Dispelling The Myth Of An Unconditional 3-Day Right to Cancel California Contracts

In over 37 years as an attorney, I have been surprised by the myths and misunderstandings about contracts that circulate among the general population in California.

One of the most common myths that many Californians believe about contracts is that a contracting party has an unconditional right to cancel any contract into which he or she enters within 3 days after the contract is signed. That is not the case.

There are some contracts where contracting parties have an unqualified right to rescind within a specified period of time after the contract is signed, but those contracts are exceptions to the general rules that a contract is binding as soon as all contracting parties have signed it and that it cannot thereafter be rescinded without cause unless the contract falls within one of the limited exceptions set out in California statutes.

Contracts that are statutorily required to be unconditionally rescindable include contracts involving credit transactions by which an owner of residential property would place a security interest on that property and contracts with dating or weight loss facilities (3 business days after signing within which to rescind), contracts with immigration consultants (72 hours after signing), and contracts to develop inventions (7 days after signing).
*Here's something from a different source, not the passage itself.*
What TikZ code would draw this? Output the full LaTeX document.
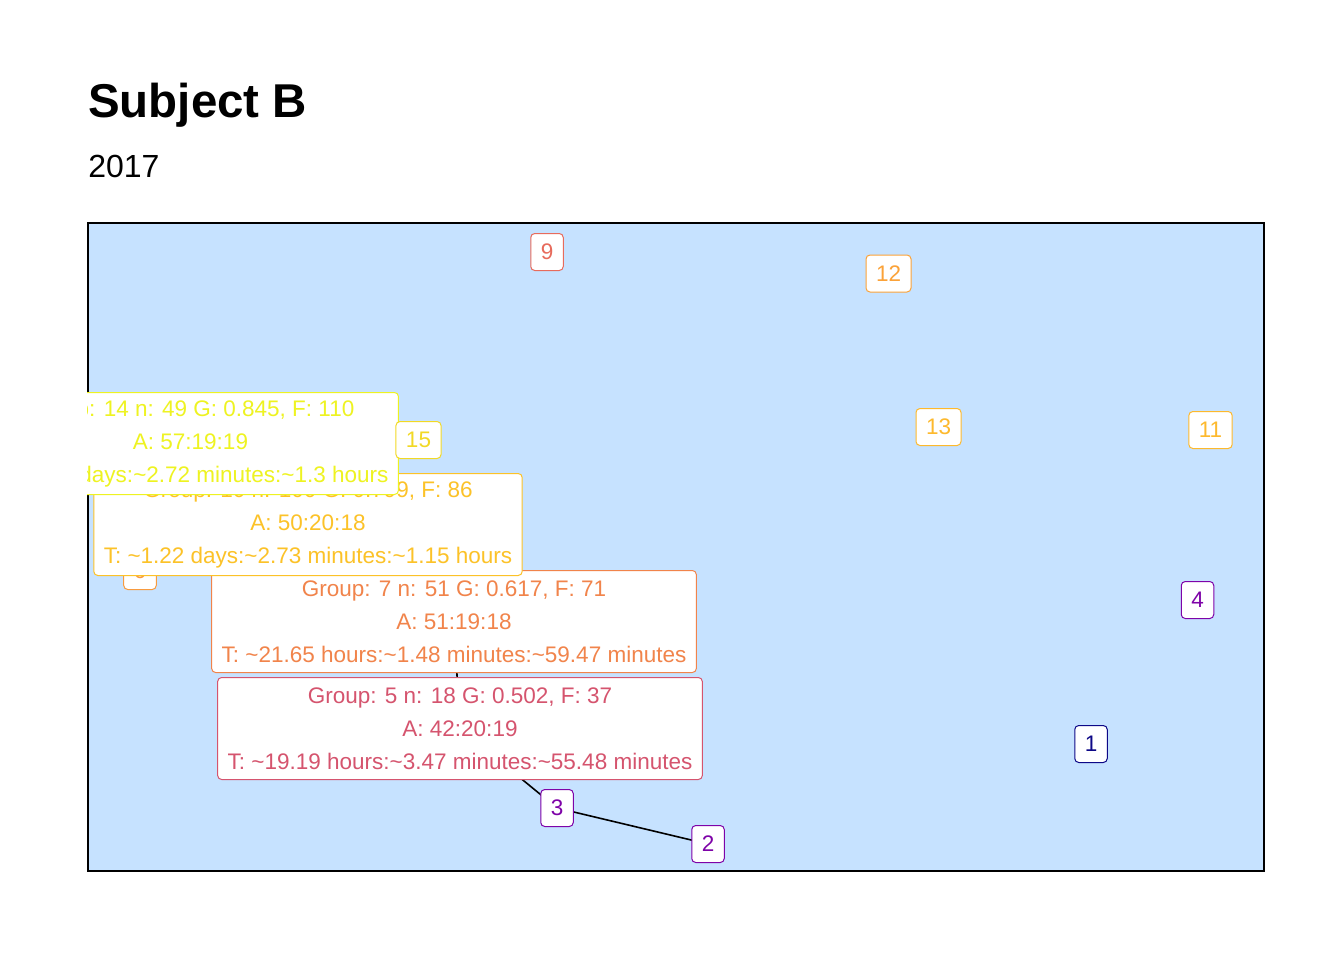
\documentclass[tikz,border=0pt]{standalone}
\usepackage{fontspec}
\setmainfont{Liberation Sans}

\definecolor{panelblue}{HTML}{C6E2FF}
\definecolor{cone}{HTML}{0D0887}
\definecolor{cpurple}{HTML}{7E03A8}
\definecolor{cfive}{HTML}{D5546E}
\definecolor{cseven}{HTML}{F1844B}
\definecolor{csix}{HTML}{F89B3F}
\definecolor{cnine}{HTML}{E76B5C}
\definecolor{ctwelve}{HTML}{FBA238}
\definecolor{celeven}{HTML}{FDB92D}
\definecolor{cten}{HTML}{FCC228}
\definecolor{cfifteen}{HTML}{F2D925}
\definecolor{cfourteen}{HTML}{EEF321}

\newcommand{\lblfont}{\fontsize{16.875}{24.75}\selectfont}

\pgfdeclarelayer{bg}
\pgfsetlayers{bg,main}

\tikzset{
  stopbox/.style={draw=#1, text=#1, fill=white, rounded corners=3pt,
    line width=0.75pt, inner xsep=7.5pt, inner ysep=0pt,
    minimum height=27.75pt, font=\lblfont},
  groupbox/.style={stopbox=#1, align=center, minimum height=76.5pt},
  route/.style={line width=1.2pt, black}
}

\begin{document}
\begin{tikzpicture}[x=0.75pt, y=-0.75pt]
    \useasboundingbox (0,0) rectangle (1344,960);

    % Title
    \node[anchor=base west, inner sep=0pt, font=\fontsize{35.6}{42}\selectfont\bfseries] (title) at (88,117) {Subject B};
    \node[anchor=base west, inner sep=0pt, font=\fontsize{24}{28}\selectfont] (subtitle) at (88,177) {2017};

    % Labels, clipped to the panel
    \begin{scope}
        \clip (87,222) rectangle (1265,872);
        \node[stopbox=cone] (s1) at (1091,744) {1};
        \node[stopbox=cpurple] (s2) at (708,844) {2};
        \node[stopbox=cpurple] (s3) at (557,808) {3};
        \node[stopbox=cpurple] (s4) at (1197.5,600) {4};
        \node[groupbox=cfive] (g5) at (460,728.5) {Group: 5 n: 18 G: 0.502, F: 37\\A: 42:20:19\\T: \textasciitilde19.19 hours:\textasciitilde3.47 minutes:\textasciitilde55.48 minutes};
        \node[stopbox=csix] (s6) at (140,571) {6};
        \node[groupbox=cseven] (g7) at (454,621.5) {Group: 7 n: 51 G: 0.617, F: 71\\A: 51:19:18\\T: \textasciitilde21.65 hours:\textasciitilde1.48 minutes:\textasciitilde59.47 minutes};
        \node[stopbox=cnine] (s9) at (547,252) {9};
        \node[groupbox=cten] (g10) at (308,524.5) {Group: 10 n: 100 G: 0.799, F: 86\\A: 50:20:18\\T: \textasciitilde1.22 days:\textasciitilde2.73 minutes:\textasciitilde1.15 hours};
        \node[stopbox=celeven] (s11) at (1210.5,430) {11};
        \node[stopbox=ctwelve] (s12) at (888.5,273.5) {12};
        \node[stopbox=celeven] (s13) at (938.5,427) {13};
        \node[groupbox=cfourteen] (g14) at (190.5,443.5) {Group: 14 n: 49 G: 0.845, F: 110\\A: 57:19:19\\T: \textasciitilde1.21 days:\textasciitilde2.72 minutes:\textasciitilde1.3 hours};
        \node[stopbox=cfifteen] (s15) at (418.5,440) {15};
    \end{scope}

    % Panel and route behind the labels
    \begin{pgfonlayer}{bg}
        \draw[fill=panelblue, line width=1.2pt] (88,223) rectangle (1264,871);
        \draw[route] (g7.center) -- (g5.center) -- (s3.center) -- (s2.center);
    \end{pgfonlayer}
\end{tikzpicture}
\end{document}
Contracts that have such an unconditional right to rescind are controlled by statutes that require the contractor to put mandatory written rescission provisions into their contracts. One can generally assume that if a contract does not contain such a written rescission provision, there is no unconditional right to rescind that contract.

Of course, there are also statutory grounds upon which a contract may be rescinded, but such rescissions are not unconditional or mandatory upon the party receiving a notice of rescission. In such cases, the contractor is not legally obligated to agree to rescind his contract. Legal action may be required to obtain a judicial decree confirming the rescission and the party trying to rescind may not prevail in such an action.

The statutory grounds to rescind a contract include, among others, situations where a party’s consent to a contract was obtained through fraud, duress, menace or undue influence or was given by mistake, where the contract was illegal, or where the rescinding party did not receive the consideration for which he or she had bargained.

Written notice of rescission on such statutory grounds must be given promptly after the rescinding party becomes aware of the facts justifying rescission because California courts have held that an injured party may lose his or her right to rescind by failure to give timely notice.

Also, in connection with a rescission, the injured party may be required to return any consideration which he or she received from the other contracting parties. This is to assure that no party receives an unjust benefit and that the contracting parties are returned to their pre-contract positions to the extent that it is possible to do so.

While contracting parties do not have an unconditional right to rescind most contracts under California law, nothing in the law prevents a party who is negotiating a contract from demanding that such a provision be placed into that contract.

Such a provision should be in writing and should specify the amount of time within which the contracting party has to rescind and the exact manner in which the notice of rescission must be delivered to the other party. It should also specify that the contract can be cancelled within the rescission period at the sole discretion of the contracting party without any penalty to that party other than the return of any consideration received by the rescinding party.

Only in this way can a contracting party make the myth of an unconditional right to rescind a reality.